To: Mrs. Lydia Mandel. From: Marion 1948
Sammy, has been very ill but is coming along O.K. Gall stone attack.
Marion
*Alternatively, it could say “Sorry have been very ill”, however the following “but is coming along O.K.” changes tense and thus feels incongruous. Therefore, my best guess is that the first word is a name (Sammy, or perhaps Avery).
This may be one of the “later” cards I’ve blogged about, though it’s certainly not the oldest in my collection. However, it was serendipity that I chose this card today.
On July 29, 1948, the Summer Olympics opened in London. This was the first Summer Olympics held since the 1936 games held in Berlin. The fact that the games were held, and in London of all places, indicates that nations were beginning to heal after the devastation of World War II.
Despite the world uniting in sportsmanship, tensions between the United States and Russia were heating up. On July 22, President Truman issued a peacetime draft, and ten communist leaders were arrested under the Alien Registration Act. In fact, the second Red Scare had begun
It’s amidst these conflicting events (sportsmanship and fear mongering) that Sammy (or Avery, or Marion) had a gall attack. Now, I don’t know if you’ve ever had a gall attack, but if you haven’t — they are awful. I call them the “stabbies” because it’s like a sharp pain entering the space just above your stomach. Nothing helps but time. I’m lucky enough that I’ve only had two or three in my lifetime. I also have the benefit of modern medicine if they get too bad. In 1948, there’s not much to do but wait, and I imagine that time probably crept by at a snail’s pace for the poor patient.
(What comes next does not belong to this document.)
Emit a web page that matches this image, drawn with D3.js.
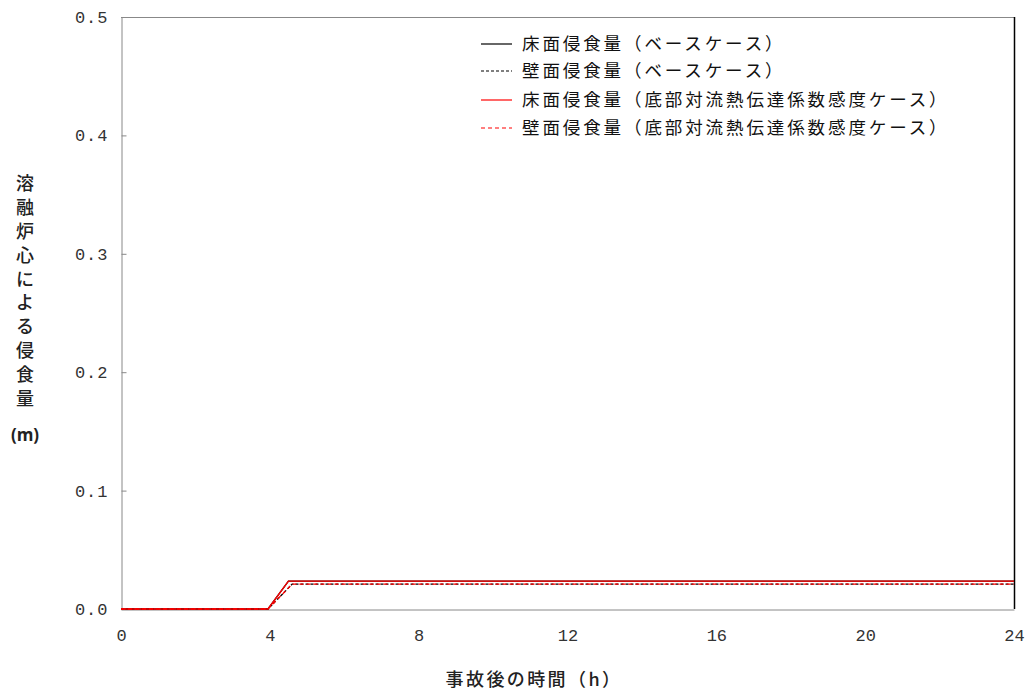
<!DOCTYPE html>
<html><head><meta charset="utf-8">
<script src="https://cdn.jsdelivr.net/npm/d3@7"></script>
<style>body{margin:0;background:#fff;} text{font-family:"Noto Sans CJK JP","DejaVu Sans",sans-serif;}</style>
</head><body><svg id="c" width="1030" height="695"></svg>
<script>
const xTicks = [0,4,8,12,16,20,24];
const yTicks = [0,0.1,0.2,0.3,0.4,0.5];
const seriesNames = ["床面侵食量（ベースケース）","壁面侵食量（ベースケース）","床面侵食量（底部対流熱伝達係数感度ケース）","壁面侵食量（底部対流熱伝達係数感度ケース）"];
const seriesColors = ["#000000","#000000","#ff0000","#ff0000"];
const seriesDash = [null,"3,2",null,"4,3"];
const baseFloor = [[0,0],[3.95,0],[4.5,0.0235],[24,0.0235]];
const baseWall  = [[0,0],[3.95,0],[4.6,0.021],[24,0.021]];
const sensFloor = [[0,0],[3.95,0],[4.5,0.0235],[24,0.0235]];
const sensWall  = [[0,0],[3.95,0],[4.6,0.021],[24,0.021]];
const seriesData = [baseFloor, baseWall, sensFloor, sensWall];

const svg = d3.select("#c");
const L=121,T=17,R=1014,B=609;
const x = d3.scaleLinear().domain([0,24]).range([L,R]);
const y = d3.scaleLinear().domain([0,0.5]).range([B,T]);

svg.append("line").attr("x1",L).attr("x2",R).attr("y1",T+0.5).attr("y2",T+0.5).attr("stroke","#888");
svg.append("line").attr("x1",R+0.5).attr("x2",R+0.5).attr("y1",T).attr("y2",B).attr("stroke","#000").attr("stroke-width",1.5);

const yAx = svg.append("g").attr("transform",`translate(${L+0.5},0)`)
  .call(d3.axisRight(y).tickValues(yTicks).tickSize(5).tickFormat(d3.format(".1f")));
yAx.select(".domain").attr("stroke","#888");
yAx.selectAll(".tick line").attr("stroke","#888");
yAx.selectAll(".tick text").attr("x",-13).attr("text-anchor","end").attr("font-size",17).attr("fill","#333")
  .style("font-family","'Liberation Mono','DejaVu Sans Mono',monospace").style("letter-spacing","1px");

const xAx = svg.append("g").attr("transform",`translate(0,${B+0.5})`)
  .call(d3.axisTop(x).tickValues(xTicks).tickSize(0).tickFormat(d3.format("d")));
xAx.select(".domain").attr("stroke","#888");
xAx.selectAll(".tick text").attr("y",26).attr("dy","0.32em").attr("font-size",17).attr("fill","#333")
  .style("font-family","'Liberation Mono','DejaVu Sans Mono',monospace");

const line = d3.line().x(d=>x(d[0])).y(d=>y(d[1]));
seriesData.forEach((s,i)=>{
  svg.append("path").attr("d",line(s)).attr("fill","none").attr("stroke",seriesColors[i])
    .attr("stroke-width",1.3).attr("stroke-dasharray",seriesDash[i]);
});

const ly = [44,71,100,128];
seriesNames.forEach((n,i)=>{
  svg.append("line").attr("x1",481).attr("x2",512).attr("y1",ly[i]).attr("y2",ly[i])
    .attr("stroke",seriesColors[i]).attr("stroke-width",1.2).attr("stroke-dasharray",seriesDash[i]);
  svg.append("text").attr("x",522).attr("y",ly[i]).attr("dy","0.36em").attr("font-size",17.5)
    .style("letter-spacing","2.9px").attr("fill","#111").text(n);
});

const yl = "溶融炉心による侵食量".split("");
yl.forEach((c,i)=>{
  svg.append("text").attr("x",25).attr("y",184+i*23.8).attr("dy","0.36em").attr("text-anchor","middle")
    .attr("font-size",18).attr("font-weight",500).attr("fill","#222").text(c);
});
svg.append("text").attr("x",25).attr("y",435).attr("dy","0.36em").attr("text-anchor","middle")
  .attr("font-size",17).attr("font-weight","bold").attr("fill","#222").style("font-family","'Open Sans',sans-serif").text("(m)");

svg.append("text").attr("x",534).attr("y",680).attr("dy","0.36em").attr("text-anchor","middle")
  .attr("font-size",18).attr("font-weight",500).style("letter-spacing","2.4px").attr("fill","#222").text("事故後の時間（h）");
</script></body></html>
I have no evidence of this, but I imagine that Sammy is a child, Marion the mother, and Lydia the grandmother…or perhaps sister to Marion. Again, there’s nothing that indicates any sort of relationship barring the existing postcard, but in my mind…it’s a multi-generational connection.
I did find a “Lydia Mandel”, who was a Russian artist. However, everything I see indicates she was active in France, so I find it difficult to believe thats our Lydia. The address on the postcard still exists — it’s a quaint apartment in the Bronx. For us, Sammy and Marion and Lydia’s story must therefore end with this card. However, the fifties hadn’t yet begun, and the sixties were a decade away. The coming decades were a time of great inner change and turmoil in the United States.
I guess it was sort of like a gall stone attack in that respect.